• _WHAT NEEDS TO BE DONE_
Copy out the listing in full, exactly as written, but not its pictures.

• _DATA SEGMENT_
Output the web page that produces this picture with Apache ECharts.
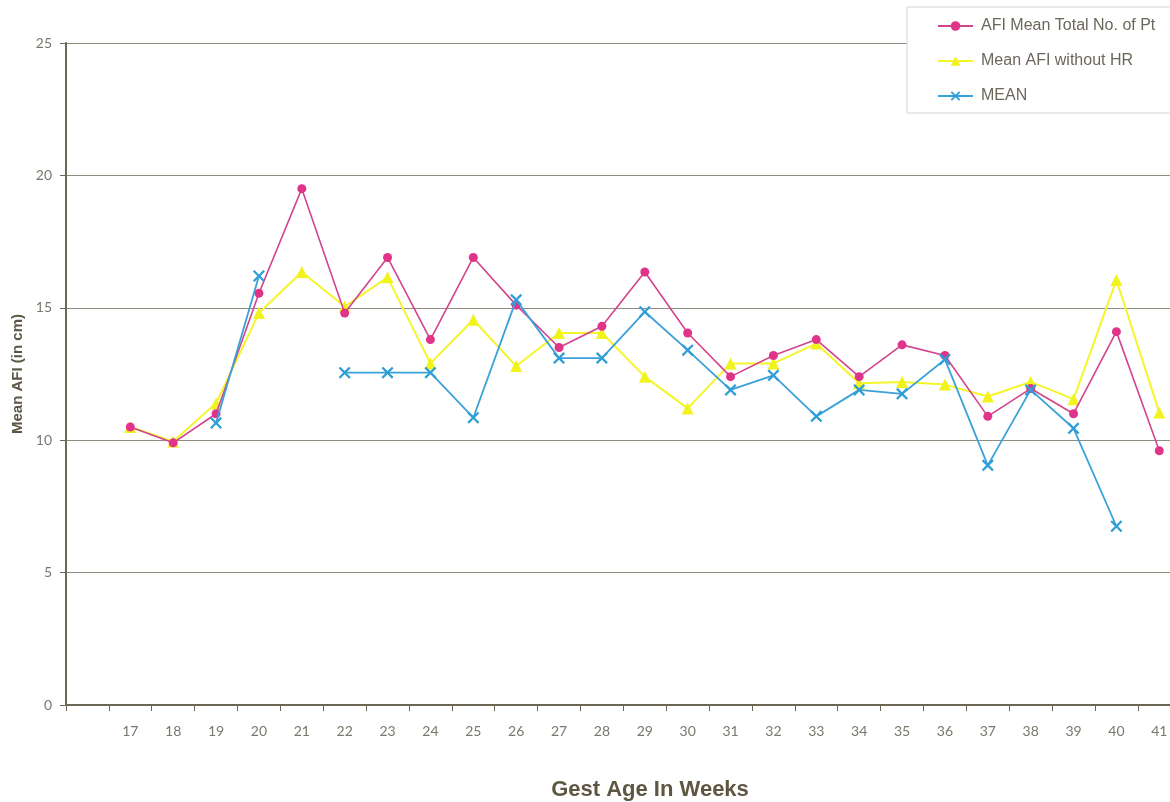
<!DOCTYPE html>
<html>
<head>
<meta charset="utf-8">
<title>Mean AFI by gestational age</title>
<script src="https://cdn.jsdelivr.net/npm/echarts@6/dist/echarts.min.js"></script>
<style>
  html, body { margin: 0; padding: 0; background: #ffffff; }
  #chart { width: 1170px; height: 802px; }
</style>
</head>
<body>
<div id="chart"></div>
<script>
// Gestational age (weeks)
const weeks = [17, 18, 19, 20, 21, 22, 23, 24, 25, 26, 27, 28, 29, 30, 31, 32, 33, 34, 35, 36, 37, 38, 39, 40, 41];

// AFI mean, all patients (cm)
const afiMeanTotal = [10.5, 9.9, 11.0, 15.55, 19.5, 14.8, 16.9, 13.8, 16.9, 15.1, 13.5, 14.3, 16.35, 14.05, 12.4, 13.2, 13.8, 12.4, 13.6, 13.2, 10.9, 11.95, 11.0, 14.1, 9.6];

// Mean AFI excluding high-risk cases (cm)
const afiWithoutHR = [10.5, 9.95, 11.4, 14.8, 16.35, 15.05, 16.15, 12.9, 14.55, 12.8, 14.05, 14.05, 12.4, 11.2, 12.9, 12.9, 13.65, 12.15, 12.2, 12.1, 11.65, 12.2, 11.55, 16.05, 11.05];

// Overall mean (cm); null where no value was recorded
const afiMean = [null, null, 10.65, 16.2, null, 12.55, 12.55, 12.55, 10.85, 15.3, 13.1, 13.1, 14.85, 13.4, 11.9, 12.45, 10.9, 11.9, 11.75, 13.05, 9.05, 11.9, 10.45, 6.75, null];

// Y-axis tick values
const yTicks = [0, 5, 10, 15, 20, 25];

const seriesNames = ['AFI Mean Total No. of Pt', 'Mean AFI without HR', 'MEAN'];

const pairs = vals => weeks.map((w, i) => [w, vals[i]]);

// band edges between weeks, for the small x-axis tick marks
const bandEdges = [weeks[0] - 1.5].concat(weeks.map(w => w - 0.5)).concat([weeks[weeks.length - 1] + 0.5]);

const crossPath = 'path://M0,1.6L1.6,0L6,4.4L10.4,0L12,1.6L7.6,6L12,10.4L10.4,12L6,7.6L1.6,12L0,10.4L4.4,6Z';

const axisColor = '#6b6756';
const labelColor = '#7a776c';
const font = 'Lato, "Noto Sans", sans-serif';

const chart = echarts.init(document.getElementById('chart'), null, { renderer: 'canvas' });

chart.setOption({
  backgroundColor: '#ffffff',
  animation: false,
  grid: { left: 66, right: 0, top: 43, bottom: 97, containLabel: false, outerBoundsMode: 'none' },
  legend: {
    orient: 'vertical',
    left: 907,
    top: 7,
    padding: [11, 60, 9, 30],
    itemGap: 19,
    itemWidth: 35,
    itemHeight: 12,
    backgroundColor: '#ffffff',
    borderColor: '#d4d4d4',
    borderWidth: 1,
    textStyle: { fontFamily: 'Arial, "Liberation Sans", sans-serif', fontSize: 16, color: '#6b675a', padding: [0, 0, 0, 3] },
    data: seriesNames
  },
  xAxis: [{
    type: 'value',
    min: weeks[0] - 1.5,
    max: 41.25,
    name: 'Gest Age In Weeks',
    nameLocation: 'middle',
    nameGap: 74,
    nameTextStyle: {
      fontFamily: 'Arial, "Liberation Sans", sans-serif',
      fontWeight: 'bold',
      fontSize: 22,
      color: '#5c5642',
      padding: [0, 0, 0, 64]
    },
    axisLine: { show: true, onZero: false, lineStyle: { color: axisColor, width: 2 } },
    axisTick: { show: true, length: 6, customValues: bandEdges, lineStyle: { color: axisColor, width: 1 } },
    axisLabel: {
      customValues: weeks,
      margin: 19,
      fontFamily: font,
      fontSize: 14,
      color: labelColor
    },
    splitLine: { show: false }
  }, {
    // top frame line of the plot area
    type: 'value',
    position: 'top',
    min: weeks[0] - 1.5,
    max: 41.25,
    axisLine: { show: true, lineStyle: { color: axisColor, width: 2 } },
    axisTick: { show: false },
    axisLabel: { show: false },
    splitLine: { show: false }
  }],
  yAxis: {
    type: 'value',
    min: yTicks[0],
    max: yTicks[yTicks.length - 1],
    interval: 5,
    name: 'Mean AFI (in cm)',
    nameLocation: 'middle',
    nameGap: 40,
    nameTextStyle: {
      fontFamily: 'Arial, "Liberation Sans", sans-serif',
      fontWeight: 'bold',
      fontSize: 15,
      color: '#5c5642'
    },
    axisLine: { show: true, lineStyle: { color: axisColor, width: 2 } },
    axisTick: { show: true, length: 6, lineStyle: { color: axisColor } },
    axisLabel: { margin: 14, fontFamily: font, fontSize: 14, color: labelColor },
    splitLine: { show: true, lineStyle: { color: '#8f8c80', width: 1 } }
  },
  series: [{
    name: seriesNames[0],
    type: 'line',
    data: pairs(afiMeanTotal),
    symbol: 'circle',
    symbolSize: 9,
    itemStyle: { color: '#e0338a' },
    lineStyle: { color: '#d2448c', width: 1.6 },
    z: 3
  }, {
    name: seriesNames[1],
    type: 'line',
    data: pairs(afiWithoutHR),
    symbol: 'triangle',
    symbolSize: 12,
    itemStyle: { color: '#f2f21c' },
    lineStyle: { color: '#f5f52a', width: 2 },
    z: 2
  }, {
    name: seriesNames[2],
    type: 'line',
    data: pairs(afiMean),
    connectNulls: false,
    symbol: crossPath,
    symbolSize: 12,
    itemStyle: { color: '#2e9ed6' },
    lineStyle: { color: '#3aa2d8', width: 1.8 },
    z: 4
  }]
});
</script>
</body>
</html>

• _RESPONSE TO THE TASK_
Output the web page that produces this picture with Apache ECharts.
<!DOCTYPE html>
<html>
<head>
<meta charset="utf-8">
<title>Mean AFI by gestational age</title>
<script src="https://cdn.jsdelivr.net/npm/echarts@6/dist/echarts.min.js"></script>
<style>
  html, body { margin: 0; padding: 0; background: #ffffff; }
  #chart { width: 1170px; height: 802px; }
</style>
</head>
<body>
<div id="chart"></div>
<script>
// Gestational age (weeks)
const weeks = [17, 18, 19, 20, 21, 22, 23, 24, 25, 26, 27, 28, 29, 30, 31, 32, 33, 34, 35, 36, 37, 38, 39, 40, 41];

// AFI mean, all patients (cm)
const afiMeanTotal = [10.5, 9.9, 11.0, 15.55, 19.5, 14.8, 16.9, 13.8, 16.9, 15.1, 13.5, 14.3, 16.35, 14.05, 12.4, 13.2, 13.8, 12.4, 13.6, 13.2, 10.9, 11.95, 11.0, 14.1, 9.6];

// Mean AFI excluding high-risk cases (cm)
const afiWithoutHR = [10.5, 9.95, 11.4, 14.8, 16.35, 15.05, 16.15, 12.9, 14.55, 12.8, 14.05, 14.05, 12.4, 11.2, 12.9, 12.9, 13.65, 12.15, 12.2, 12.1, 11.65, 12.2, 11.55, 16.05, 11.05];

// Overall mean (cm); null where no value was recorded
const afiMean = [null, null, 10.65, 16.2, null, 12.55, 12.55, 12.55, 10.85, 15.3, 13.1, 13.1, 14.85, 13.4, 11.9, 12.45, 10.9, 11.9, 11.75, 13.05, 9.05, 11.9, 10.45, 6.75, null];

// Y-axis tick values
const yTicks = [0, 5, 10, 15, 20, 25];

const seriesNames = ['AFI Mean Total No. of Pt', 'Mean AFI without HR', 'MEAN'];

const pairs = vals => weeks.map((w, i) => [w, vals[i]]);

// band edges between weeks, for the small x-axis tick marks
const bandEdges = [weeks[0] - 1.5].concat(weeks.map(w => w - 0.5)).concat([weeks[weeks.length - 1] + 0.5]);

const crossPath = 'path://M0,1.6L1.6,0L6,4.4L10.4,0L12,1.6L7.6,6L12,10.4L10.4,12L6,7.6L1.6,12L0,10.4L4.4,6Z';

const axisColor = '#6b6756';
const labelColor = '#7a776c';
const font = 'Lato, "Noto Sans", sans-serif';

const chart = echarts.init(document.getElementById('chart'), null, { renderer: 'canvas' });

chart.setOption({
  backgroundColor: '#ffffff',
  animation: false,
  grid: { left: 66, right: 0, top: 43, bottom: 97, containLabel: false, outerBoundsMode: 'none' },
  legend: {
    orient: 'vertical',
    left: 907,
    top: 7,
    padding: [11, 60, 9, 30],
    itemGap: 19,
    itemWidth: 35,
    itemHeight: 12,
    backgroundColor: '#ffffff',
    borderColor: '#d4d4d4',
    borderWidth: 1,
    textStyle: { fontFamily: 'Arial, "Liberation Sans", sans-serif', fontSize: 16, color: '#6b675a', padding: [0, 0, 0, 3] },
    data: seriesNames
  },
  xAxis: [{
    type: 'value',
    min: weeks[0] - 1.5,
    max: 41.25,
    name: 'Gest Age In Weeks',
    nameLocation: 'middle',
    nameGap: 74,
    nameTextStyle: {
      fontFamily: 'Arial, "Liberation Sans", sans-serif',
      fontWeight: 'bold',
      fontSize: 22,
      color: '#5c5642',
      padding: [0, 0, 0, 64]
    },
    axisLine: { show: true, onZero: false, lineStyle: { color: axisColor, width: 2 } },
    axisTick: { show: true, length: 6, customValues: bandEdges, lineStyle: { color: axisColor, width: 1 } },
    axisLabel: {
      customValues: weeks,
      margin: 19,
      fontFamily: font,
      fontSize: 14,
      color: labelColor
    },
    splitLine: { show: false }
  }, {
    // top frame line of the plot area
    type: 'value',
    position: 'top',
    min: weeks[0] - 1.5,
    max: 41.25,
    axisLine: { show: true, lineStyle: { color: axisColor, width: 2 } },
    axisTick: { show: false },
    axisLabel: { show: false },
    splitLine: { show: false }
  }],
  yAxis: {
    type: 'value',
    min: yTicks[0],
    max: yTicks[yTicks.length - 1],
    interval: 5,
    name: 'Mean AFI (in cm)',
    nameLocation: 'middle',
    nameGap: 40,
    nameTextStyle: {
      fontFamily: 'Arial, "Liberation Sans", sans-serif',
      fontWeight: 'bold',
      fontSize: 15,
      color: '#5c5642'
    },
    axisLine: { show: true, lineStyle: { color: axisColor, width: 2 } },
    axisTick: { show: true, length: 6, lineStyle: { color: axisColor } },
    axisLabel: { margin: 14, fontFamily: font, fontSize: 14, color: labelColor },
    splitLine: { show: true, lineStyle: { color: '#8f8c80', width: 1 } }
  },
  series: [{
    name: seriesNames[0],
    type: 'line',
    data: pairs(afiMeanTotal),
    symbol: 'circle',
    symbolSize: 9,
    itemStyle: { color: '#e0338a' },
    lineStyle: { color: '#d2448c', width: 1.6 },
    z: 3
  }, {
    name: seriesNames[1],
    type: 'line',
    data: pairs(afiWithoutHR),
    symbol: 'triangle',
    symbolSize: 12,
    itemStyle: { color: '#f2f21c' },
    lineStyle: { color: '#f5f52a', width: 2 },
    z: 2
  }, {
    name: seriesNames[2],
    type: 'line',
    data: pairs(afiMean),
    connectNulls: false,
    symbol: crossPath,
    symbolSize: 12,
    itemStyle: { color: '#2e9ed6' },
    lineStyle: { color: '#3aa2d8', width: 1.8 },
    z: 4
  }]
});
</script>
</body>
</html>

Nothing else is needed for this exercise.